Four-year lookback pain

Publication August 2016

A four-year lookback rule is causing pain for some US renewable energy developers.

Production tax credits can be claimed for 10 years at full rates on the electricity output from wind, geothermal, biomass, landfill gas, incremental hydroelectric and ocean energy projects that are under construction by December 2016. There must also be continuous work on the project after construction starts.

The IRS said in early May that it will not make a developer prove continuous work on any project that is completed within four years. However, the four years start at the end of the year construction started. Thus, for example, if a wind developer dug several turbine foundations on the site for a wind farm in 2013, then the four years would run out at the end of 2017.

Before May, a developer had two years to finish without proving continuous work. The two years ran from the current construction-start deadline: for example, from the end of 2016.

More importantly, there are two ways to start construction. One is by beginning physical work of a significant nature at the site or at a factory on equipment for the project. The other is by “incurring” at least 5% of the total project cost.

If the developer ends up having to prove continuous work to qualify for tax credits because a project takes more than four years to build, then it makes a difference how construction started. It should be possible to prove continuous work if construction started under the 5% test because the developer must prove “continuous efforts” on the project. This can include steady work on development-type tasks.

If construction started under the physical work test, then “continuous construction” must be proven. This may be impossible to do for a wind farm that normally takes only six to eight months to build once work begins in earnest on the site.

When the IRS announced a retrospective four-year window in early May, it also said that developers who started work in anticipation of earlier construction-start deadlines by doing physical work would not be able to upgrade to the 5% test based on incurred costs through the end of 2016.

This is causing pain for developers who did modest work ahead of earlier deadlines.

The development rights to their projects have become difficult to sell. The projects also have become difficult to finance in the tax equity market. Michael Storch, executive vice president and chief corporate development officer of Enel Green Power North America, asked at the Global Windpower 2016 convention in late May, “Are we going to end up with a double standard where we could not raise tax equity earlier because [of concerns about whether there was] enough physical work, and we cannot raise tax equity today because what the investors thought was too little now looks to them like too much.”

One group of developers asked the Treasury and Internal Revenue Service to address the problem by letting developers choose to live under the former two-year window for completing projects that runs from the end of 2016, regardless of when construction started. This option would be available for any developer whose project was under construction before 2017. It would mean a project on which construction started in 2016 or any earlier year would have until the end of 2018 to be completed to qualify for full tax credits. If the project takes longer, then the developer would have to prove continuous work.

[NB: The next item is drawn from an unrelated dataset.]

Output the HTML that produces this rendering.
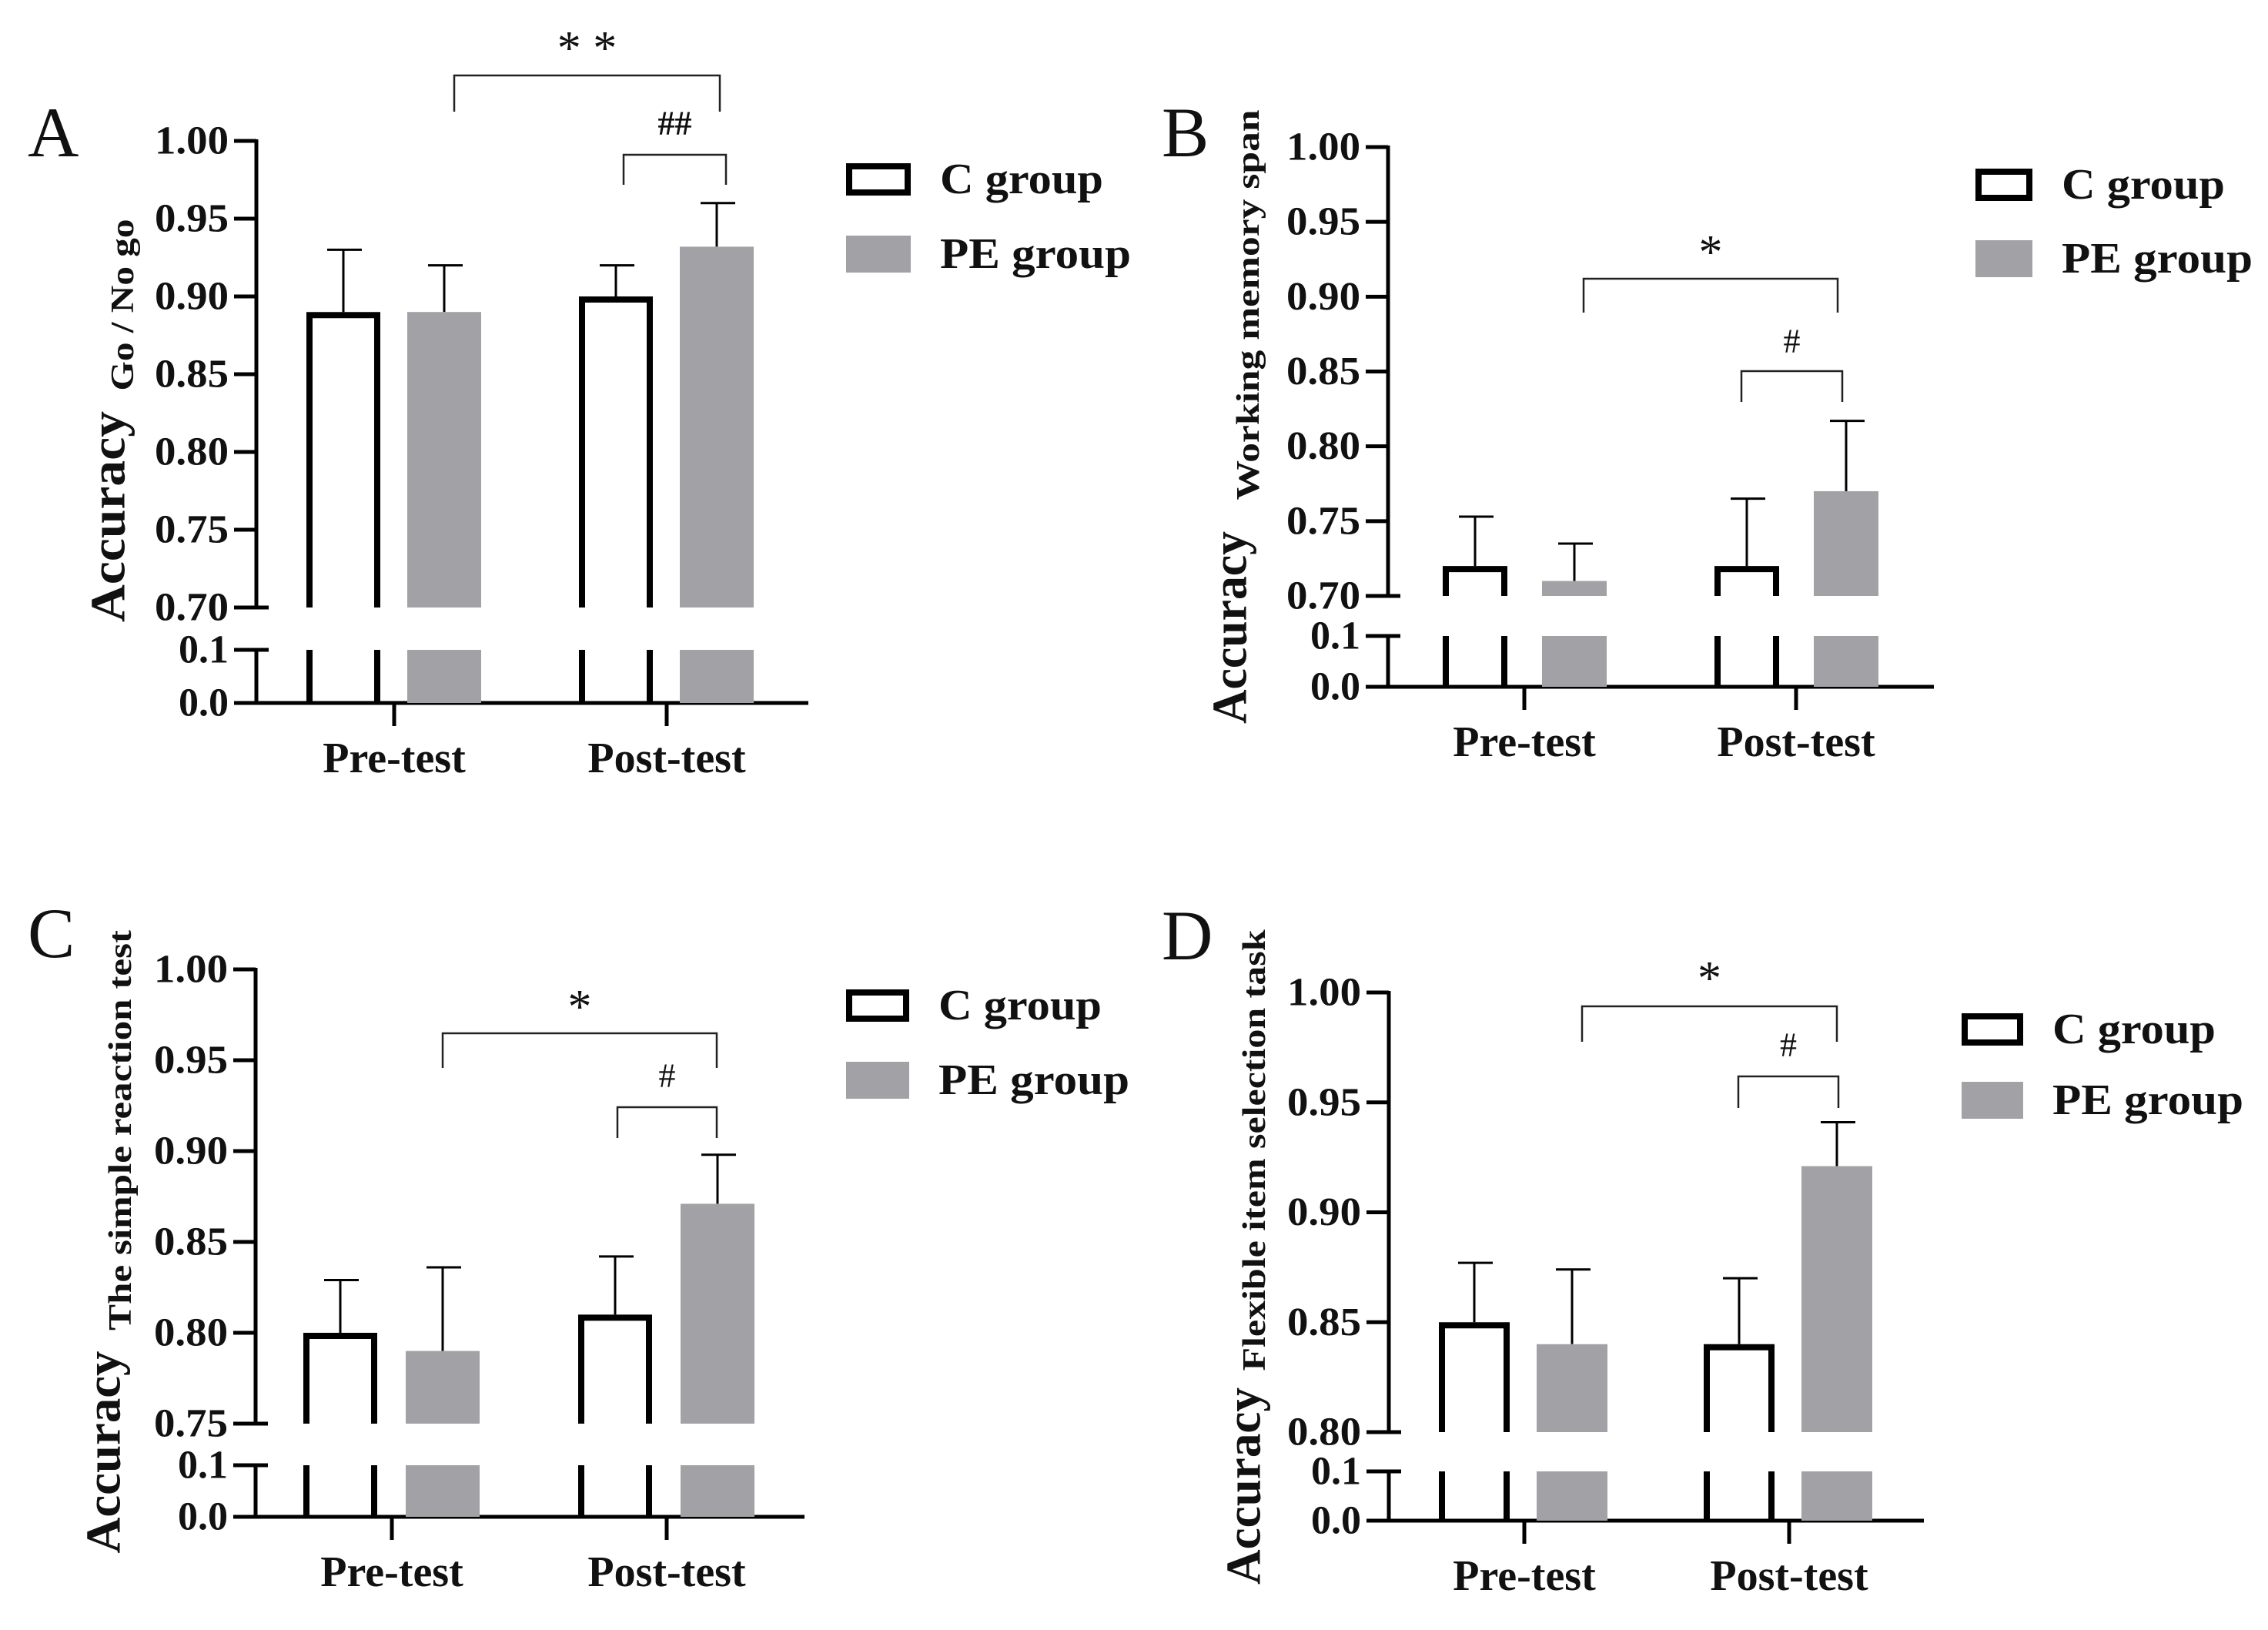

Anyone choosing this two-year window would be allowed to prove continuous work based on the 5% test if at least 5% of the project cost is incurred by the end of 2016, even if physical work started in an earlier year. This would make it easier to prove continuous work if required to do so.

The American Wind Energy Association proposed a series of alternatives. AWEA wants the IRS to address when earlier physical work can be abandoned and, thus, free the project to establish a new construction-start date.

It also wants a four-year window from the end of 2016 for all projects that started construction any time before 2017. And it says a project should not be barred from upgrading to the 5% test. If work started under both the physical work test and the 5% test, then the developer should be able to choose which it prefers. At the very least, it says, inability to upgrade should be applied prospectively after the IRS changed the rules on May 5 this year.

Developers faced earlier deadlines at the end of 2011, 2013 and 2014 to start construction to qualify for Treasury cash grants or tax credits.

The IRS has issued five notices — two in 2013 and one each in 2014, 2015 and 2016 — explaining how the construction-start rules work for tax credits.

The agency has reserved on construction-start issues for solar projects, which have until the end of 2019 to start construction and qualify for a full 30% investment tax credit. Solar projects, unlike other projects, face an outside deadline of December 2023 to be put in service to qualify for a larger tax credit than the permanent 10% investment tax credit. The IRS must still decide what continuous work requirement, if any, to impose on solar in view of this outside deadline to finish.

The solar notice is expected this fall.

It could serve as a vehicle for relief on the retrospective four-year window for other renewable energy projects. However, if the solar notice slips to late in the year, then it would not leave enough time for developers who want to move to the 5% test to do so. The Treasury is aware of this problem. It is possible there could be a separate, shorter notice solely addressed to the lookback issue.